I see/hear lots of people debating about “objectives” versus “career summaries” on resumes.
For those of you who don’t know the difference, here is a quick explanation.
Starting back in the stone ages, when a person created their resume (typed, written by hand, chiseled with a sharp stone and slate, etc.) they would typically start the resume with an objective statement like this:
“Objective- to obtain a challenging position where I can utilize my skills with a company that provides opportunity for growth“. Or something similar. What exactly is this telling the employer? “What can you do for me? How much will you pay me?”
It’s important to remember the main thing when creating your resume… it is not what the company can do for you, it’s what you can do for the company! Frankly, when a hiring person is going through a stack of resumes, they really aren’t caring what your goals in life are, or how you would like the company to open up opportunities for you. You have to prove to them that you are there to HELP THEM. Remember, it’s not about you. It is the first thing the reader will see, and I guarantee that you will NOT leave a lasting impression. Your resume will most likely end up in the circular file.
An objective statement by itself doesn’t do that.

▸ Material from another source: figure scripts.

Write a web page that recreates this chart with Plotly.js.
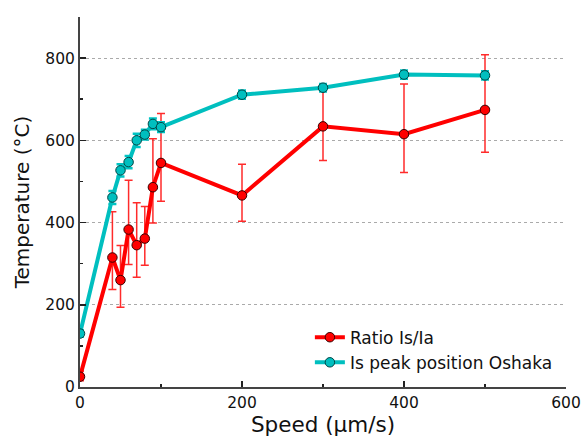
<!DOCTYPE html>
<html>
<head>
<meta charset="utf-8">
<script src="https://cdn.plot.ly/plotly-3.0.1.min.js"></script>
<style>html,body{margin:0;padding:0;background:#fff;}#chart{width:586px;height:437px;}</style>
</head>
<body>
<div id="chart"></div>
<script>
const speed = [0, 40, 50, 60, 70, 80, 90, 100, 200, 300, 400, 500];
const ratioTemp = [25, 315, 260, 383, 345, 361, 486, 545, 466, 634, 615, 674];
const ratioErrPlus = [14, 111, 84, 120, 103, 78, 118, 120, 76, 89, 122, 134];
const ratioErrMinus = [10, 78, 66, 85, 78, 65, 87, 93, 63, 83, 93, 103];
const peakTemp = [130, 461, 527, 547, 600, 614, 640, 632, 711, 728, 760, 758];
const peakErr = [8, 16, 15, 15, 16, 12, 13, 12, 10, 9, 10, 10];
const seriesNames = ["Ratio Is/Ia", "Is peak position Oshaka"];

const font = "DejaVu Sans, sans-serif";
const traces = [
  {
    x: speed, y: ratioTemp, name: seriesNames[0], type: 'scatter', mode: 'lines+markers',
    line: {color: '#ff0000', width: 4},
    marker: {color: '#ff0000', size: 9.5, line: {color: '#3a0000', width: 1}},
    error_y: {type: 'data', symmetric: false, array: ratioErrPlus, arrayminus: ratioErrMinus, visible: true, color: 'rgba(255,20,20,0.9)', thickness: 1.5, width: 4}
  },
  {
    x: speed, y: peakTemp, name: seriesNames[1], type: 'scatter', mode: 'lines+markers',
    line: {color: '#00bfbf', width: 4},
    marker: {color: '#00bfbf', size: 9.5, line: {color: '#004545', width: 1}},
    error_y: {type: 'data', array: peakErr, visible: true, color: '#00c4c4', thickness: 2.5, width: 4}
  }
];

const layout = {
  width: 586, height: 437,
  margin: {l: 80, r: 20, t: 17, b: 50},
  paper_bgcolor: '#fff', plot_bgcolor: '#fff',
  font: {family: font, size: 15.5, color: '#111'},
  showlegend: true,
  legend: {x: 0.473, y: 0.182, xanchor: 'left', yanchor: 'top', font: {family: font, size: 17, color: '#111'}, bgcolor: 'rgba(0,0,0,0)', tracegroupgap: 0},
  xaxis: {
    range: [0, 600], tickvals: [0, 200, 400, 600], ticks: 'inside', ticklen: 6, tickwidth: 1.5, tickcolor: '#222',
    showline: true, linecolor: '#444', linewidth: 2, showgrid: false, zeroline: false,
    minor: {tickvals: [100, 300, 500], ticks: 'inside', ticklen: 3, tickwidth: 1.5, tickcolor: '#222', showgrid: false},
    title: {text: 'Speed (µm/s)', font: {family: font, size: 21.5, color: '#111'}, standoff: 8},
    tickfont: {family: font, size: 15.5, color: '#111'}
  },
  yaxis: {
    range: [0, 900], tickvals: [0, 200, 400, 600, 800], ticks: 'inside', ticklen: 6, tickwidth: 1.5, tickcolor: '#222',
    showline: true, linecolor: '#444', linewidth: 2, zeroline: false,
    showgrid: true, gridcolor: '#aaaaaa', griddash: 'dot', gridwidth: 1,
    minor: {tickvals: [100, 300, 500, 700], ticks: 'inside', ticklen: 3, tickwidth: 1.5, tickcolor: '#222', showgrid: false},
    title: {text: 'Temperature (°C)', font: {family: font, size: 20, color: '#111'}, standoff: 10},
    tickfont: {family: font, size: 15.5, color: '#111'}
  }
};
Plotly.newPlot('chart', traces, layout, {displayModeBar: false, staticPlot: true});
</script>
</body>
</html>
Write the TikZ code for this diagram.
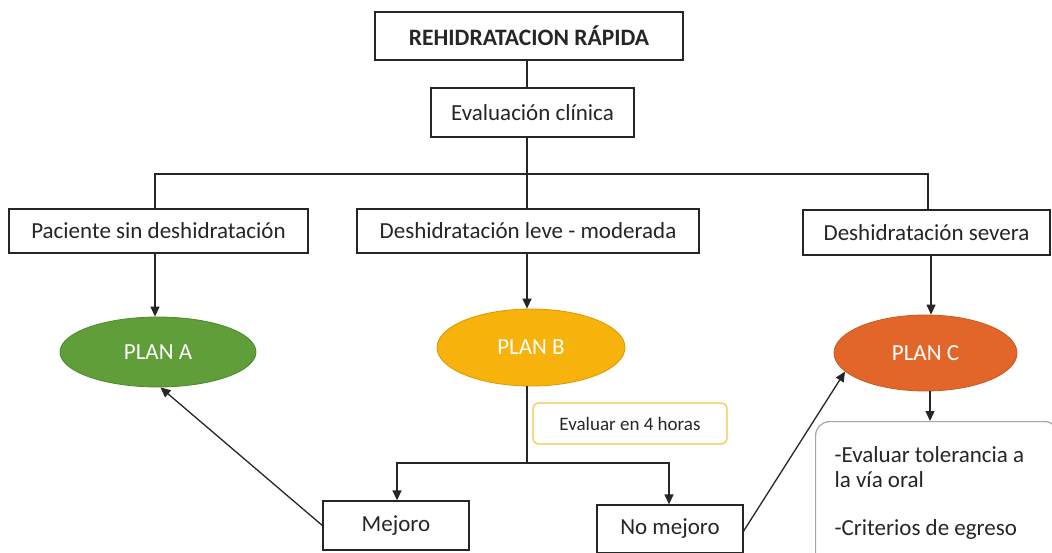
\documentclass[tikz,border=0pt]{standalone}
\usepackage{fontspec}
\setmainfont{Carlito}
\usetikzlibrary{shapes.geometric,arrows.meta}
\definecolor{txt}{HTML}{262626}
\definecolor{lin}{HTML}{262626}
\definecolor{gfill}{HTML}{5F9E38}
\definecolor{gdraw}{HTML}{4F8A2E}
\definecolor{yfill}{HTML}{F8B20C}
\definecolor{ydraw}{HTML}{D99A00}
\definecolor{ofill}{HTML}{E2662A}
\definecolor{odraw}{HTML}{C55A22}
\definecolor{yborder}{HTML}{F7C443}
\definecolor{gborder}{HTML}{A6A6A6}
\begin{document}
\begin{tikzpicture}[x=1pt,y=-1pt,
  box/.style={draw=lin, line width=1.3pt, fill=white, inner sep=0pt, text=txt,
    font=\fontsize{23}{27}\selectfont},
  plan/.style={ellipse, inner sep=0pt, line width=0.8pt, text=white,
    font=\fontsize{23}{27}\selectfont},
  con/.style={draw=lin, line width=1.3pt},
  arr/.style={draw=lin, line width=1.3pt, -{Triangle[length=10pt,width=9pt]}}]
\useasboundingbox (0,0) rectangle (1052,552);
\clip (0,0) rectangle (1052,552);

% boxes
\node[box, minimum width=308pt, minimum height=48pt] (top) at (529,36)
  {\fontsize{23.5}{27}\selectfont\bfseries REHIDRATACION RÁPIDA};
\node[box, minimum width=203pt, minimum height=49pt] (eval) at (532.5,112.5)
  {Evaluación clínica};
\node[box, minimum width=299pt, minimum height=44pt] (pac) at (158.5,231)
  {Paciente sin deshidratación};
\node[box, minimum width=342pt, minimum height=44pt] (leve) at (528,231)
  {Deshidratación leve - moderada};
\node[box, minimum width=247pt, minimum height=45pt] (sev) at (926.5,232.5)
  {Deshidratación severa};

% plans
\node[plan, fill=gfill, draw=gdraw, minimum width=196pt, minimum height=70pt] (planA) at (158,352) {PLAN A};
\node[plan, fill=yfill, draw=ydraw, minimum width=188pt, minimum height=77pt] (planB) at (531,347.5) {PLAN B};
\node[plan, fill=ofill, draw=odraw, minimum width=183pt, minimum height=76pt] (planC) at (925.5,353) {PLAN C};

\node[draw=yborder, line width=1.2pt, rounded corners=6pt, fill=white, text=txt,
  font=\fontsize{19}{23}\selectfont, minimum width=194pt, minimum height=41pt,
  inner sep=0pt] (evalr) at (630,423.5) {Evaluar en 4 horas};

\node[box, minimum width=146pt, minimum height=49pt] (mej) at (396,525.5) {Mejoro};
\node[box, minimum width=146pt, minimum height=48pt] (nomej) at (670,529) {No mejoro};

\node[draw=gborder, line width=1.2pt, rounded corners=14pt, fill=white, text=txt,
  anchor=north west, align=flush left, text width=205pt, text height=17pt, text depth=110pt,
  inner xsep=19pt, inner ysep=24pt, font=\fontsize{23}{25}\selectfont] (cbox) at (815,421)
  {-Evaluar tolerancia a\\la vía oral\\[23pt]-Criterios de egreso};

% junctions
\coordinate (j1) at (527,174);
\coordinate (jL) at (155,174);
\coordinate (jR) at (928,174);
\coordinate (j2) at (527,463);

% connectors
\draw[con] (top.south -| j1) -- (eval.north -| j1);
\draw[con] (eval.south -| j1) -- (j1);
\draw[con] (jL |- pac.north) -- (jL) -- (jR) -- (jR |- sev.north);
\draw[con] (j1) -- (j1 |- leve.north);

\draw[arr] (pac.south -| jL) -- (planA.north -| jL);
\draw[arr] (leve.south -| j1) -- (planB.north -| j1);
\draw[arr] ([xshift=3pt]sev.south -| jR) -- ([xshift=3pt]planC.north -| jR);

\draw[con] (planB.south -| j2) -- (j2);
\draw[arr] (j2) -| ([xshift=1pt]mej.north);
\draw[arr] (j2) -| ([xshift=-1pt]nomej.north);

\draw[arr] (mej.west) -- (planA.-86);
\draw[arr] ([yshift=-2pt]nomej.east) -- (planC.193);
\draw[arr] (planC.south -| 930,0) -- (cbox.north -| 930,0);
\end{tikzpicture}
\end{document}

A career summary explains what it is that you can do for the company, what your expertise is in, your brand, your strengths. All of these things tell the employer that you can DO THIS FOR THEM. If the career summary is followed by bulleted keywords, keyword action phrases, core competencies, etc., even better. The first half of the page is the area that gets looked at and decided upon instantly. Better to pack a punch. Here is an example of an effective career summary:
“Dynamic executive leadership career in international, billion dollar organizations with a rich mix of finance, operations, internal/external processes, technical savvy and business development. Intimate knowledge of financial processes, operating results and profitability. Expert in executing team-driven process improvements to increase revenue growth operational efficiency, and overall profitability. Executive MBA. Expertise in:
*Financial & Procurement Controls
*International Sourcing, Operations & Finance
*Contract Negotiations & Procurement Controls
*Technology & Process Implementation
*Strategic & Financial Planning
*Start Ups, Turnaround & Revitalization”
Much better, more impactful, don’t you think?
Now, I have seen (and written) some resumes where it says something like, “Objective-Executive Finance Position” that was followed by a career summary. In that case, it was/is more like an introduction to the person, their brand, and the position they want.
Go over your resume thoroughly and remove/rewrite your objective so that it is speaking to the employer telling them what you can do for them. Replace it with a fresh and dynamic career summary. You need to sell yourself on your resume and a one liner objective isn’t going to do it.